-- begin Raw data --
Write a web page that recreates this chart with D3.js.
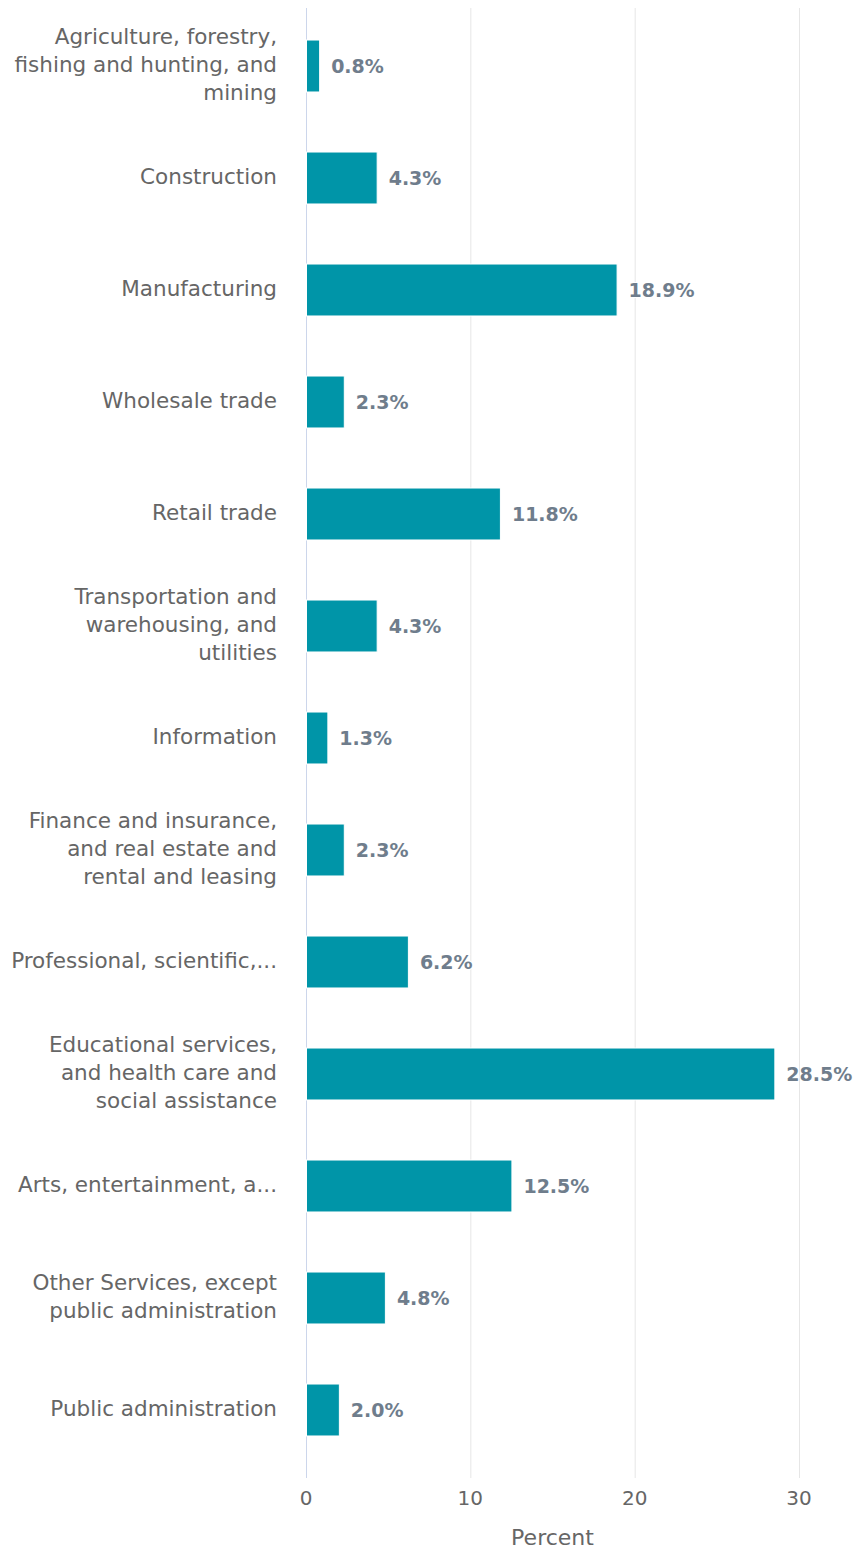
<!DOCTYPE html>
<html>
<head>
<meta charset="utf-8">
<script src="https://cdn.jsdelivr.net/npm/d3@7"></script>
<style>
  html, body { margin: 0; padding: 0; background: #ffffff; }
  svg { display: block; font-family: "DejaVu Sans", Verdana, sans-serif; }
</style>
</head>
<body>
<svg id="chart" width="856" height="1551"></svg>
<script>
// Share of employment by industry (percent)
const categories = [
  "Agriculture, forestry, fishing and hunting, and mining",
  "Construction",
  "Manufacturing",
  "Wholesale trade",
  "Retail trade",
  "Transportation and warehousing, and utilities",
  "Information",
  "Finance and insurance, and real estate and rental and leasing",
  "Professional, scientific,...",
  "Educational services, and health care and social assistance",
  "Arts, entertainment, a...",
  "Other Services, except public administration",
  "Public administration"
];

// Category labels as they are wrapped on the axis
const categoryLines = [
  ["Agriculture, forestry,", "fishing and hunting, and", "mining"],
  ["Construction"],
  ["Manufacturing"],
  ["Wholesale trade"],
  ["Retail trade"],
  ["Transportation and", "warehousing, and", "utilities"],
  ["Information"],
  ["Finance and insurance,", "and real estate and", "rental and leasing"],
  ["Professional, scientific,..."],
  ["Educational services,", "and health care and", "social assistance"],
  ["Arts, entertainment, a..."],
  ["Other Services, except", "public administration"],
  ["Public administration"]
];

const values = [0.8, 4.3, 18.9, 2.3, 11.8, 4.3, 1.3, 2.3, 6.2, 28.5, 12.5, 4.8, 2.0];

const xTicks = [0, 10, 20, 30];
const xTitle = "Percent";

const svg = d3.select("#chart");

const plot = { left: 306, right: 799, top: 10, bottom: 1466 };

const x = d3.scaleLinear().domain([0, 30]).range([plot.left, plot.right]);
const y = d3.scaleBand()
  .domain(categories)
  .range([plot.top, plot.bottom])
  .paddingInner(0.536)
  .paddingOuter(0.268);

// Vertical gridlines
svg.append("g")
  .selectAll("line")
  .data(xTicks.filter(d => d !== 0))
  .join("line")
  .attr("x1", d => x(d) + 0.5)
  .attr("x2", d => x(d) + 0.5)
  .attr("y1", plot.top - 2)
  .attr("y2", plot.bottom + 12)
  .attr("stroke", "#e6e6e6")
  .attr("stroke-width", 1);

// Category axis line
svg.append("line")
  .attr("x1", x(0) + 0.5)
  .attr("x2", x(0) + 0.5)
  .attr("y1", plot.top - 2)
  .attr("y2", plot.bottom + 12)
  .attr("stroke", "#ccd6eb")
  .attr("stroke-width", 1);

// Bars
svg.append("g")
  .selectAll("rect")
  .data(values)
  .join("rect")
  .attr("x", x(0) + 0.5)
  .attr("y", (d, i) => y(categories[i]))
  .attr("width", d => x(d) - x(0))
  .attr("height", y.bandwidth())
  .attr("fill", "#0095a8")
  .attr("stroke", "#ffffff")
  .attr("stroke-width", 1);

// Value labels
svg.append("g")
  .selectAll("text")
  .data(values)
  .join("text")
  .attr("x", d => x(d) + 12)
  .attr("y", (d, i) => y(categories[i]) + y.bandwidth() / 2)
  .attr("dy", "0.35em")
  .attr("font-size", 19)
  .attr("font-weight", "bold")
  .attr("fill", "#6f7d8c")
  .attr("stroke", "#ffffff")
  .attr("stroke-width", 2)
  .attr("paint-order", "stroke")
  .text(d => d.toFixed(1) + "%");

// Category labels
const lineH = 28;
const labelSize = 21.5;
const labels = svg.append("g")
  .selectAll("text")
  .data(categoryLines)
  .join("text")
  .attr("text-anchor", "end")
  .attr("font-size", labelSize)
  .attr("fill", "#666666")
  .attr("x", 277)
  .attr("y", (d, i) => y(categories[i]) + y.bandwidth() / 2);

labels.each(function(lines) {
  const t = d3.select(this);
  const y0 = -(lines.length - 1) / 2 * lineH;
  lines.forEach((ln, j) => {
    t.append("tspan")
      .attr("x", 277)
      .attr("dy", j === 0 ? (y0 / labelSize + 0.3) + "em" : lineH + "px")
      .text(ln);
  });
});

// Value axis tick labels
svg.append("g")
  .selectAll("text")
  .data(xTicks)
  .join("text")
  .attr("x", d => x(d))
  .attr("y", 1505)
  .attr("text-anchor", "middle")
  .attr("font-size", 20)
  .attr("fill", "#666666")
  .text(d => d);

// Axis title
svg.append("text")
  .attr("x", (plot.left + plot.right) / 2)
  .attr("y", 1545)
  .attr("text-anchor", "middle")
  .attr("font-size", 22)
  .attr("fill", "#666666")
  .text(xTitle);
</script>
</body>
</html>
-- end Raw data --
Return the whole listing, word for word, and leave out every picture.

Write a web page that recreates this chart with D3.js.
<!DOCTYPE html>
<html>
<head>
<meta charset="utf-8">
<script src="https://cdn.jsdelivr.net/npm/d3@7"></script>
<style>
  html, body { margin: 0; padding: 0; background: #ffffff; }
  svg { display: block; font-family: "DejaVu Sans", Verdana, sans-serif; }
</style>
</head>
<body>
<svg id="chart" width="856" height="1551"></svg>
<script>
// Share of employment by industry (percent)
const categories = [
  "Agriculture, forestry, fishing and hunting, and mining",
  "Construction",
  "Manufacturing",
  "Wholesale trade",
  "Retail trade",
  "Transportation and warehousing, and utilities",
  "Information",
  "Finance and insurance, and real estate and rental and leasing",
  "Professional, scientific,...",
  "Educational services, and health care and social assistance",
  "Arts, entertainment, a...",
  "Other Services, except public administration",
  "Public administration"
];

// Category labels as they are wrapped on the axis
const categoryLines = [
  ["Agriculture, forestry,", "fishing and hunting, and", "mining"],
  ["Construction"],
  ["Manufacturing"],
  ["Wholesale trade"],
  ["Retail trade"],
  ["Transportation and", "warehousing, and", "utilities"],
  ["Information"],
  ["Finance and insurance,", "and real estate and", "rental and leasing"],
  ["Professional, scientific,..."],
  ["Educational services,", "and health care and", "social assistance"],
  ["Arts, entertainment, a..."],
  ["Other Services, except", "public administration"],
  ["Public administration"]
];

const values = [0.8, 4.3, 18.9, 2.3, 11.8, 4.3, 1.3, 2.3, 6.2, 28.5, 12.5, 4.8, 2.0];

const xTicks = [0, 10, 20, 30];
const xTitle = "Percent";

const svg = d3.select("#chart");

const plot = { left: 306, right: 799, top: 10, bottom: 1466 };

const x = d3.scaleLinear().domain([0, 30]).range([plot.left, plot.right]);
const y = d3.scaleBand()
  .domain(categories)
  .range([plot.top, plot.bottom])
  .paddingInner(0.536)
  .paddingOuter(0.268);

// Vertical gridlines
svg.append("g")
  .selectAll("line")
  .data(xTicks.filter(d => d !== 0))
  .join("line")
  .attr("x1", d => x(d) + 0.5)
  .attr("x2", d => x(d) + 0.5)
  .attr("y1", plot.top - 2)
  .attr("y2", plot.bottom + 12)
  .attr("stroke", "#e6e6e6")
  .attr("stroke-width", 1);

// Category axis line
svg.append("line")
  .attr("x1", x(0) + 0.5)
  .attr("x2", x(0) + 0.5)
  .attr("y1", plot.top - 2)
  .attr("y2", plot.bottom + 12)
  .attr("stroke", "#ccd6eb")
  .attr("stroke-width", 1);

// Bars
svg.append("g")
  .selectAll("rect")
  .data(values)
  .join("rect")
  .attr("x", x(0) + 0.5)
  .attr("y", (d, i) => y(categories[i]))
  .attr("width", d => x(d) - x(0))
  .attr("height", y.bandwidth())
  .attr("fill", "#0095a8")
  .attr("stroke", "#ffffff")
  .attr("stroke-width", 1);

// Value labels
svg.append("g")
  .selectAll("text")
  .data(values)
  .join("text")
  .attr("x", d => x(d) + 12)
  .attr("y", (d, i) => y(categories[i]) + y.bandwidth() / 2)
  .attr("dy", "0.35em")
  .attr("font-size", 19)
  .attr("font-weight", "bold")
  .attr("fill", "#6f7d8c")
  .attr("stroke", "#ffffff")
  .attr("stroke-width", 2)
  .attr("paint-order", "stroke")
  .text(d => d.toFixed(1) + "%");

// Category labels
const lineH = 28;
const labelSize = 21.5;
const labels = svg.append("g")
  .selectAll("text")
  .data(categoryLines)
  .join("text")
  .attr("text-anchor", "end")
  .attr("font-size", labelSize)
  .attr("fill", "#666666")
  .attr("x", 277)
  .attr("y", (d, i) => y(categories[i]) + y.bandwidth() / 2);

labels.each(function(lines) {
  const t = d3.select(this);
  const y0 = -(lines.length - 1) / 2 * lineH;
  lines.forEach((ln, j) => {
    t.append("tspan")
      .attr("x", 277)
      .attr("dy", j === 0 ? (y0 / labelSize + 0.3) + "em" : lineH + "px")
      .text(ln);
  });
});

// Value axis tick labels
svg.append("g")
  .selectAll("text")
  .data(xTicks)
  .join("text")
  .attr("x", d => x(d))
  .attr("y", 1505)
  .attr("text-anchor", "middle")
  .attr("font-size", 20)
  .attr("fill", "#666666")
  .text(d => d);

// Axis title
svg.append("text")
  .attr("x", (plot.left + plot.right) / 2)
  .attr("y", 1545)
  .attr("text-anchor", "middle")
  .attr("font-size", 22)
  .attr("fill", "#666666")
  .text(xTitle);
</script>
</body>
</html>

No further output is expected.